I find my life satisfying.  I am pretty happy with who I am and where I am and how I live.  What I find myself regretting are choices that I somehow believe would have resulted in a different reality tomorrow and even today.  Like wishing I had taken better care of my body when I had injuries or illnesses so that I were in better health now.  Like wishing I had taken certain jobs so that I would have a pension or savings for retirement.  My wishful thinking shows a clear lack of trust in my inner wisdom.

My regrets are all connected to fears about the future.  Every day is filled with choices that could result in something different down the road.  Some are easy to see.  Certainly I could see that no job would end in no retirement.   But the choices aren't easy to make and the results aren't clear.   Maybe that certain job would have resulted in degraded health or a different life partner.  Maybe this…maybe that… what if… there is no way to know.

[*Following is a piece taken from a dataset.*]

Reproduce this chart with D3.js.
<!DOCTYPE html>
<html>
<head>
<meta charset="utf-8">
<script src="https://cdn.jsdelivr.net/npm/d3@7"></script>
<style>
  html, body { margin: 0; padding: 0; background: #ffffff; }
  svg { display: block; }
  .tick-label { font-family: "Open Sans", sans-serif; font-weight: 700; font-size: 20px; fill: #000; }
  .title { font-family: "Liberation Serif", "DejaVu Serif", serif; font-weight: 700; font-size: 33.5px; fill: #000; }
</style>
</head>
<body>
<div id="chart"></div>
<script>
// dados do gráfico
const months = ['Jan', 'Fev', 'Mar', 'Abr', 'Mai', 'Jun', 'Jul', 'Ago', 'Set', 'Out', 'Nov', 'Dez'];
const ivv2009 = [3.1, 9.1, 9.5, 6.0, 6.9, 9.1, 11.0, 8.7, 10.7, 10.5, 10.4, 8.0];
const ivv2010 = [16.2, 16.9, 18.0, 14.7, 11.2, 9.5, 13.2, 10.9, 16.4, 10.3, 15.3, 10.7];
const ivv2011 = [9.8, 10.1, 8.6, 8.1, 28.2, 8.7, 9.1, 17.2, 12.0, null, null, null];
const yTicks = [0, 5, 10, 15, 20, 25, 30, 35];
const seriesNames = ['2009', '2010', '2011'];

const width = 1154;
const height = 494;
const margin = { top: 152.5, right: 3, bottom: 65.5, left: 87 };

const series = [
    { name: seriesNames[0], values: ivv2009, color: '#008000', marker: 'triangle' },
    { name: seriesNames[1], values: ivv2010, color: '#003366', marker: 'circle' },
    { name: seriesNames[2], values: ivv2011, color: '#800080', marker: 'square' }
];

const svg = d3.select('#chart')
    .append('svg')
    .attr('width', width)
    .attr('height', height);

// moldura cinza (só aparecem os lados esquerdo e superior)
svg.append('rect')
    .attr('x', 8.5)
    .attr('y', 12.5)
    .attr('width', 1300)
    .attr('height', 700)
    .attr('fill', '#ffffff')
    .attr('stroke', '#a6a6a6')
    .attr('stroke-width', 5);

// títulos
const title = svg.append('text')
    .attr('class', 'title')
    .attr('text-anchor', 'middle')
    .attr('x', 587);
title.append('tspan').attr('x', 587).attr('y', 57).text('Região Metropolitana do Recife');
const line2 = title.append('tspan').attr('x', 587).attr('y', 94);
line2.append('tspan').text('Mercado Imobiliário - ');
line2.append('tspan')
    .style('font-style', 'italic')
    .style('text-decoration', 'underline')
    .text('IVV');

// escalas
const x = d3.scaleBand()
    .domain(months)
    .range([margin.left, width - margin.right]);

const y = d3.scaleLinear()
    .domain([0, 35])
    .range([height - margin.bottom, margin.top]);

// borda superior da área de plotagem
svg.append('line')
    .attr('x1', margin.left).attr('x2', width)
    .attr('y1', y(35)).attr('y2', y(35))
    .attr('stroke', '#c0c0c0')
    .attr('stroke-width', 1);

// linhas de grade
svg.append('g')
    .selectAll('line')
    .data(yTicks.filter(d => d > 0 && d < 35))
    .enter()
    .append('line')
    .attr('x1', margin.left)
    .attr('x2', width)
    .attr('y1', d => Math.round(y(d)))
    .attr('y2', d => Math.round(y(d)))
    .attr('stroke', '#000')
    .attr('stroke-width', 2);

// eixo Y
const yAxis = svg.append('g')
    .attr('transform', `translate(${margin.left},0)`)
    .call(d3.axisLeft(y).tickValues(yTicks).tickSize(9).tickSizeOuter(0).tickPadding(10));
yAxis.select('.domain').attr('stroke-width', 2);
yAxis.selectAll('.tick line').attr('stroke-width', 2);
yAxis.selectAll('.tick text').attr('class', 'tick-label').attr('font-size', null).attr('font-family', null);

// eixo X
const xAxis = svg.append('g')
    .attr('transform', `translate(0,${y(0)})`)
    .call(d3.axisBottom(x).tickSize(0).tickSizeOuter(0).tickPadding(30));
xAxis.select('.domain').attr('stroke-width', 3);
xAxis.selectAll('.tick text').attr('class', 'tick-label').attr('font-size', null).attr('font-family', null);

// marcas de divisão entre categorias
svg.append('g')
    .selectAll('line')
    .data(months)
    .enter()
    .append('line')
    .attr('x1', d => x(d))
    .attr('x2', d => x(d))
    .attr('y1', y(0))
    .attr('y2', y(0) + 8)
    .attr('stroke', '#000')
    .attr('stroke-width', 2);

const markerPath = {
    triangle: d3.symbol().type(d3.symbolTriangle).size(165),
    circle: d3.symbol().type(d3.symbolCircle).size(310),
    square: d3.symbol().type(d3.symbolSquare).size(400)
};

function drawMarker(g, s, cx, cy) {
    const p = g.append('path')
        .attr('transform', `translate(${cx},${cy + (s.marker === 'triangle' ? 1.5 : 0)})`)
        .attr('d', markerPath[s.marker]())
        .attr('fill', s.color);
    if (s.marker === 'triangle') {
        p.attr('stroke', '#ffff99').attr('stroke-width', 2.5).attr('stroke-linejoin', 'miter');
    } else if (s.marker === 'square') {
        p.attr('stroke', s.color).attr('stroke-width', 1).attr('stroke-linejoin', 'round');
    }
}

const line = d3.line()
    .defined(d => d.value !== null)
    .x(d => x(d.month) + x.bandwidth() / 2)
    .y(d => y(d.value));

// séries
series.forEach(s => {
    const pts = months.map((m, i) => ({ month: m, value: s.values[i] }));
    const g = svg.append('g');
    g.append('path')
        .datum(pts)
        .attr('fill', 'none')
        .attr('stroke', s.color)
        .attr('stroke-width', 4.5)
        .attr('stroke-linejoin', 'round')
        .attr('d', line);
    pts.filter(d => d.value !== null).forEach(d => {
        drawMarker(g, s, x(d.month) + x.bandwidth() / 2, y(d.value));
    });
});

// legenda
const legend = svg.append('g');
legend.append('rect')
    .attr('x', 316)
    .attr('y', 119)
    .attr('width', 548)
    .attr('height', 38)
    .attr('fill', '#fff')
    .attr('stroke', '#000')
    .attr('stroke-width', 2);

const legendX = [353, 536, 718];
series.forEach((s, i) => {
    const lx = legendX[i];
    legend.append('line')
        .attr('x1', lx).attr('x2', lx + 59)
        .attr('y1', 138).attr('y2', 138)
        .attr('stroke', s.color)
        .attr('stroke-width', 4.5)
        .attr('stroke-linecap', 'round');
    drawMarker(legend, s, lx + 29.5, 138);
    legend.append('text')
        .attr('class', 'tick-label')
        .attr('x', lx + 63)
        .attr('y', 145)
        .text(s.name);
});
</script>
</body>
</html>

And even if I had a crystal ball that could tell me what could have been definitively, I have no way of going back and changing any decision I have ever made.  Spending time and energy regretting the past only robs me of my present.  If my fears are all about the future, the past isn't really relevant. 

What is helpful is to spend my time and energy making choices toward the future I want from exactly where I am now.  Sitting in today, in the reality of today, whatever that might be like, is my starting place.  I start from now.   I can choose to value the path I have taken and know that my journey is far from over.  I release regret and embrace the value and grace of free will.